Rio Popper, Online Editor

We can be forgiven for ignoring the meaning of the word democrat without the capitalized ‘D’ and the word republican without the capitalized ‘R’. Most of us studied the lower-case words in our eighth-grade history classes and promptly forgot them. These words, as infrequently spoken as they are, compose the heart of the political ideals of this country and of revolutions around the globe and throughout history. Unlike their familiar, capitalized cousins, they are universal.

Lower-case republicans and lower-case democrats are similar: both support a representative government—the only difference is that republicans also believe that there should, regardless of the majority’s wishes, be some protections for minorities. Both modern-day parties are based on these lower-case ideals: the Democratic Party’s current platform states that they support the idea that we are greater together than we are on our own; the Republican Party’s current goal is to make America a place where everyone can achieve the American Dream.

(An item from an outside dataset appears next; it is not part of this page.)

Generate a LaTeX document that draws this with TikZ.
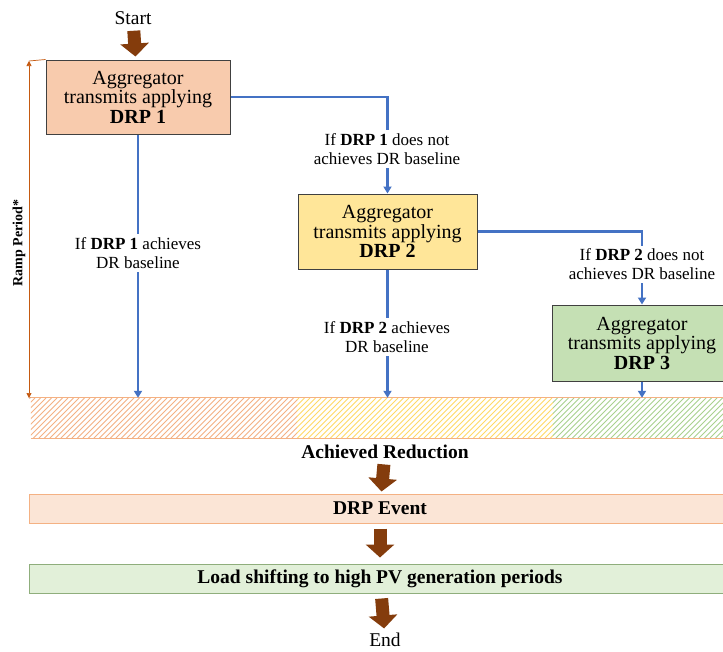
\documentclass[tikz,border=0pt]{standalone}
\usepackage{fontspec}
\setmainfont{Liberation Serif}
\usetikzlibrary{arrows.meta}

\definecolor{flowblue}{HTML}{4472C4}
\definecolor{arrowbrown}{HTML}{843C0C}
\definecolor{rampbrown}{HTML}{C55A11}
\definecolor{peach}{HTML}{F8CBAD}
\definecolor{sand}{HTML}{FFE699}
\definecolor{sage}{HTML}{C5E0B4}
\definecolor{boxline}{HTML}{404040}
\definecolor{hatchorange}{HTML}{F4B183}
\definecolor{hatchyellow}{HTML}{FFD966}
\definecolor{hatchgreen}{HTML}{A9D18E}
\definecolor{eventfill}{HTML}{FBE5D6}
\definecolor{shiftfill}{HTML}{E2F0D9}
\definecolor{shiftline}{HTML}{8FAE7C}

\tikzset{
  drpbox/.style={draw=boxline, line width=1pt, align=center, inner sep=0pt,
    font=\fontsize{20}{19.5}\selectfont},
  cond/.style={fill=white, align=center, inner sep=3pt,
    font=\fontsize{17}{19}\selectfont},
  flow/.style={draw=flowblue, line width=2.3pt, -{Triangle[width=8pt,length=7pt]}},
  bigarrow/.style={draw=arrowbrown, line width=13pt,
    -{Triangle[width=28pt,length=13pt]}},
  band/.style={inner sep=0pt, minimum height=40},
  bar/.style={line width=1pt, inner sep=0pt, minimum height=29, minimum width=702,
    font=\fontsize{19.5}{21}\selectfont\bfseries},
  terminal/.style={inner sep=1pt, font=\fontsize{19.5}{21}\selectfont},
  ramp/.style={draw=rampbrown, line width=0.7pt},
}

% diagonal hatching inside a rectangular node
\newcommand{\hatchnode}[2]{%
  \begin{scope}
    \clip (#1.south west) rectangle (#1.north east);
    \foreach \k in {-60,-54.5,...,760}
      \draw[#2, line width=0.9pt] (\k,438) -- (\k+40,398);
  \end{scope}}

\begin{document}
\begin{tikzpicture}[x=1pt,y=-1pt]
\useasboundingbox[fill=white] (0,0) rectangle (723,651);

% start and the three request boxes
\node[terminal] (start) at (133,18) {Start};
\node[drpbox, fill=peach, minimum width=184, minimum height=74] (drp1) at (138,97)
  {Aggregator\\transmits applying\\\textbf{DRP 1}};
\node[drpbox, fill=sand, minimum width=179, minimum height=75] (drp2) at (387.5,231.5)
  {Aggregator\\transmits applying\\\textbf{DRP 2}};
\node[drpbox, fill=sage, minimum width=180, minimum height=76] (drp3) at (642,343)
  {Aggregator\\transmits applying\\\textbf{DRP 3}};

% hatched band of achieved reduction
\node[band, minimum width=266] (seg1) at (164,418) {};
\node[band, minimum width=256] (seg2) at (425,418) {};
\node[band, minimum width=180] (seg3) at (643,418) {};
\hatchnode{seg1}{hatchorange}
\hatchnode{seg2}{hatchyellow}
\hatchnode{seg3}{hatchgreen}
\draw[hatchorange, line width=0.9pt] (seg1.north west) -- (seg3.north east);
\draw[hatchorange, line width=0.9pt] (seg1.south west) -- (seg3.south east);

% lower chain
\node[font=\fontsize{19.5}{21}\selectfont\bfseries] (achieved) at (385,452) {Achieved Reduction};
\node[bar, draw=hatchorange, fill=eventfill] (event) at (380,508.5) {DRP Event};
\node[bar, draw=shiftline, fill=shiftfill] (shift) at (380,578.5)
  {Load shifting to high PV generation periods};
\node[terminal] (end) at (385,639.5) {End};

% blue decision paths
\draw[flow] (drp1.east) -| (drp2.north);
\draw[flow] (drp2.east) -| (drp3.north);
\draw[flow] (drp1.south) -- (drp1.south |- seg1.north);
\draw[flow] (drp2.south) -- (drp2.south |- seg2.north);
\draw[flow] (drp3.south) -- (drp3.south |- seg3.north);

% condition labels sit on top of the paths
\node[cond] (c1no) at (387,149) {If \textbf{DRP 1} does not\\achieves DR baseline};
\node[cond] (c1yes) at (138,253) {If \textbf{DRP 1} achieves\\DR baseline};
\node[cond] (c2no) at (642,264.5) {If \textbf{DRP 2} does not\\achieves DR baseline};
\node[cond] (c2yes) at (387,337) {If \textbf{DRP 2} achieves\\DR baseline};

% brown block arrows
\draw[bigarrow, shorten <=5pt, shorten >=3pt] (start) -- (drp1);
\draw[bigarrow, shorten <=2pt, shorten >=2pt] (achieved) -- (event);
\draw[bigarrow, shorten <=5pt, shorten >=6pt] (event) -- (shift);
\draw[bigarrow, shorten <=5pt, shorten >=3pt] (shift) -- (end);

% ramp period span
\coordinate (rtop) at (29,61);
\coordinate (rbot) at (29,398);
\draw[ramp] (rtop) -- (drp1.north west);
\draw[ramp] (rbot) -- (seg1.north west);
\draw[ramp, {Triangle[width=5pt,length=5pt]}-{Triangle[width=5pt,length=5pt]}] (rtop) -- (rbot);
\node[rotate=90, font=\fontsize{14}{16}\selectfont\bfseries] (ramplabel) at (19,243) {Ramp Period*};
\end{tikzpicture}
\end{document}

Despite seemingly good intentions from both sides, people are scared. Republicans fear the loss of their right to bear arms; Democrats fear the loss of reproductive rights. Republicans fear a lack of military security; Democrats fear a military state. The two parties diverge on many things—fear is not one of them.
In this climate, it is no wonder that the parties vilify each other. To many Democrats, the word ‘Republican’ is merely a euphemism for bigotry, racism and sexism. To many Republicans, the word ‘Democrat’ is synonymous with elitism, depravity and impracticality.

This political vilification permeates Sequoia. As a school, we embrace diversity in nationality, ethnicity and gender; embracing that diversity is what makes Sequoia what it is.

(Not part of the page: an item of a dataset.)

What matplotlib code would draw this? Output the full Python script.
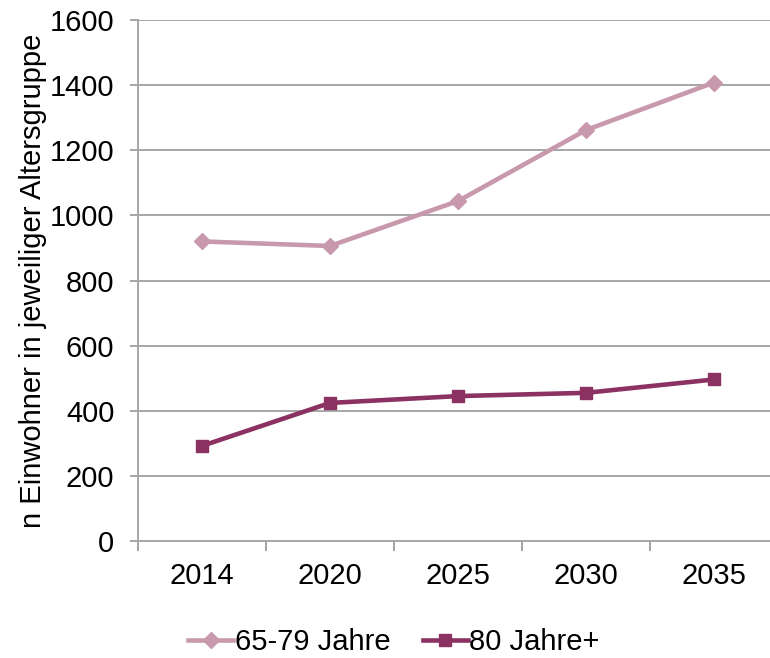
import matplotlib
matplotlib.use("Agg")
import matplotlib.pyplot as plt

years = ["2014", "2020", "2025", "2030", "2035"]
age_65_79 = [920, 906, 1044, 1262, 1408]
age_80_plus = [292, 424, 445, 455, 496]
y_ticks = [0, 200, 400, 600, 800, 1000, 1200, 1400, 1600]

plt.rcParams["font.family"] = ["Liberation Sans", "DejaVu Sans"]
FS = 21

fig = plt.figure(figsize=(7.7, 6.58), dpi=100)
W, H = 770, 658
left, right, top, bottom = 138, 778, 20, 541
ax = fig.add_axes([left / W, 1 - bottom / H, (right - left) / W, (bottom - top) / H])

x = list(range(len(years)))
ax.plot(x, age_65_79, color="#C899AC", lw=3.3, marker="D", ms=8.3,
        label="65-79 Jahre", zorder=3)
ax.plot(x, age_80_plus, color="#8C3262", lw=3.3, marker="s", ms=9,
        label="80 Jahre+", zorder=3)

ax.set_xlim(-0.5, len(years) - 0.5)
ax.set_ylim(0, 1600)
ax.set_yticks(y_ticks)
ax.set_xticks(x)
ax.set_xticklabels(years)
ax.set_xticks([i - 0.5 for i in range(len(years) + 1)], minor=True)

grid_c = "#A6A6A6"
for v in y_ticks[1:]:
    ax.axhline(v, color=grid_c, lw=1.4, zorder=1)
for s in ["top", "right"]:
    ax.spines[s].set_visible(False)
for s in ["left", "bottom"]:
    ax.spines[s].set_color(grid_c)
    ax.spines[s].set_linewidth(1.4)

ax.tick_params(axis="y", which="major", length=6, width=1.4, color=grid_c,
               labelsize=FS, pad=11, direction="out")
ax.tick_params(axis="x", which="major", length=0, labelsize=FS, pad=15)
ax.tick_params(axis="x", which="minor", length=7, width=1.4, color=grid_c,
               direction="out")

ax.set_ylabel("n Einwohner in jeweiliger Altersgruppe", fontsize=FS)
ax.yaxis.set_label_coords((47 - left) / (right - left), 0.5)

fig.legend(loc="center", bbox_to_anchor=(394 / W, 1 - 642 / H), ncol=2,
           frameon=False, fontsize=FS, handlelength=1.55, handletextpad=0.05,
           columnspacing=1.1, borderpad=0)

fig.savefig("out.png", dpi=100)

In contrast, we—students and teachers both—flinch away from political diversity. When Republicans, Libertarians or moderate liberals speak out, their opinions are automatically dismissed. this is a problem, and it needs to be viewed as such. Students and teachers need to allow for political diversity so that we can learn to understand our differences.

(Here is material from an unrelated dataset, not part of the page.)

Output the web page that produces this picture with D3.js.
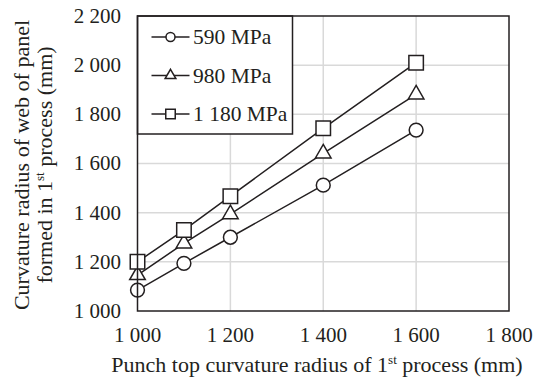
<!DOCTYPE html>
<html>
<head>
<meta charset="utf-8">
<script src="https://cdn.jsdelivr.net/npm/d3@7"></script>
<style>
  body { margin: 0; background: #fff; }
</style>
</head>
<body>
<div id="chart"></div>
<script>
const punchRadius = [1000, 1100, 1200, 1400, 1600];
const mpa590 = [1085, 1194, 1300, 1512, 1736];
const mpa980 = [1146, 1275, 1394, 1641, 1881];
const mpa1180 = [1200, 1329, 1467, 1743, 2010];
const seriesNames = ["590 MPa", "980 MPa", "1 180 MPa"];
const xTicks = [1000, 1200, 1400, 1600, 1800];
const yTicks = [1000, 1200, 1400, 1600, 1800, 2000, 2200];

const width = 535, height = 385;
const margin = { top: 16, right: 26, bottom: 74, left: 137.5 };
const ink = "#231f20";
const font = "'Liberation Serif', 'Times New Roman', serif";

const series = [
  { name: seriesNames[0], values: mpa590, symbol: d3.symbolCircle, size: 150, legendSize: 64 },
  { name: seriesNames[1], values: mpa980, symbol: d3.symbolTriangle, size: 105, legendSize: 50 },
  { name: seriesNames[2], values: mpa1180, symbol: d3.symbolSquare, size: 210, legendSize: 90 },
];

const fmt = (v) => d3.format(",")(v).replace(",", " ");

const svg = d3
  .select("#chart")
  .append("svg")
  .attr("width", width)
  .attr("height", height)
  .attr("font-family", font)
  .attr("fill", ink);

const x = d3.scaleLinear().domain([1000, 1800]).range([margin.left, width - margin.right]);
const y = d3.scaleLinear().domain([1000, 2200]).range([height - margin.bottom, margin.top]);

// grid
svg.append("g")
  .selectAll("line")
  .data(xTicks.slice(1, -1))
  .join("line")
  .attr("x1", (d) => x(d)).attr("x2", (d) => x(d))
  .attr("y1", y(1000)).attr("y2", y(2200))
  .attr("stroke", "#d9d9d9").attr("stroke-width", 1.5);

svg.append("g")
  .selectAll("line")
  .data(yTicks.slice(1, -1))
  .join("line")
  .attr("x1", x(1000)).attr("x2", x(1800))
  .attr("y1", (d) => y(d)).attr("y2", (d) => y(d))
  .attr("stroke", "#d9d9d9").attr("stroke-width", 1.5);

// tick labels
svg.append("g")
  .selectAll("text")
  .data(yTicks)
  .join("text")
  .attr("x", x(1000) - 16.5)
  .attr("y", (d) => y(d))
  .attr("dy", "0.33em")
  .attr("text-anchor", "end")
  .attr("font-size", 21)
  .text(fmt);

svg.append("g")
  .selectAll("text")
  .data(xTicks)
  .join("text")
  .attr("x", (d) => x(d))
  .attr("y", y(1000) + 30.5)
  .attr("text-anchor", "middle")
  .attr("font-size", 21)
  .text(fmt);

// axis titles
const xt = svg.append("text")
  .attr("x", 317)
  .attr("y", 372)
  .attr("text-anchor", "middle")
  .attr("font-size", 22);
xt.append("tspan").text("Punch top curvature radius of 1");
xt.append("tspan").attr("dy", -8).attr("font-size", 13).text("st");
xt.append("tspan").attr("dy", 8).text(" process (mm)");

const yt = svg.append("g").attr("transform", "translate(0,165) rotate(-90)");
yt.append("text")
  .attr("x", 0).attr("y", 28.5)
  .attr("text-anchor", "middle")
  .attr("font-size", 22)
  .text("Curvature radius of web of panel");
const yt2 = yt.append("text")
  .attr("x", 0).attr("y", 52)
  .attr("text-anchor", "middle")
  .attr("font-size", 22);
yt2.append("tspan").text("formed in 1");
yt2.append("tspan").attr("dy", -8).attr("font-size", 13).text("st");
yt2.append("tspan").attr("dy", 8).text(" process (mm)");

// lines and markers
const line = d3.line().x((d, i) => x(punchRadius[i])).y((d) => y(d));

series.forEach((s) => {
  svg.append("path")
    .attr("d", line(s.values))
    .attr("fill", "none")
    .attr("stroke", ink)
    .attr("stroke-width", 1.5);
  svg.append("g")
    .selectAll("path")
    .data(s.values)
    .join("path")
    .attr("transform", (d, i) => `translate(${x(punchRadius[i])},${y(d)})`)
    .attr("d", d3.symbol().type(s.symbol).size(s.size))
    .attr("fill", "#fff")
    .attr("stroke", ink)
    .attr("stroke-width", 1.5);
});

// legend
const legend = svg.append("g");
legend.append("rect")
  .attr("x", x(1000)).attr("y", y(2200))
  .attr("width", 155).attr("height", 118)
  .attr("fill", "#fff")
  .attr("stroke", ink)
  .attr("stroke-width", 1.5);

series.forEach((s, si) => {
  const ly = 37 + si * 38.5;
  const g = legend.append("g").attr("transform", `translate(0,${ly})`);
  g.append("line")
    .attr("x1", 151.5).attr("x2", 189.5)
    .attr("y1", 0).attr("y2", 0)
    .attr("stroke", ink).attr("stroke-width", 1.5);
  g.append("path")
    .attr("transform", "translate(170.5,0)")
    .attr("d", d3.symbol().type(s.symbol).size(s.legendSize))
    .attr("fill", "#fff")
    .attr("stroke", ink)
    .attr("stroke-width", 1.5);
  g.append("text")
    .attr("x", 193)
    .attr("dy", "0.33em")
    .attr("font-size", 21.5)
    .text(s.name);
});

// frame
svg.append("rect")
  .attr("x", x(1000)).attr("y", y(2200))
  .attr("width", x(1800) - x(1000)).attr("height", y(1000) - y(2200))
  .attr("fill", "none")
  .attr("stroke", ink)
  .attr("stroke-width", 1.5);
</script>
</body>
</html>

Up and down the lattice of our political system, the norm is polarization and judgment. As the upcoming generation, as the future of this country and as the future of this world, it is our job to move past this era of fear and vilification and into an era of ‘disagreement with understanding.’

We can only do this if we view people as people. We must see one another not as mere conservatives or liberals, but as friends, classmates and fellow citizens of the world. At Sequoia, we must start to do this in our history classes, our lunchtime debates and our slightly off-topic discussions over math homework. You, my friend, your friend and I: we are bigger than politics.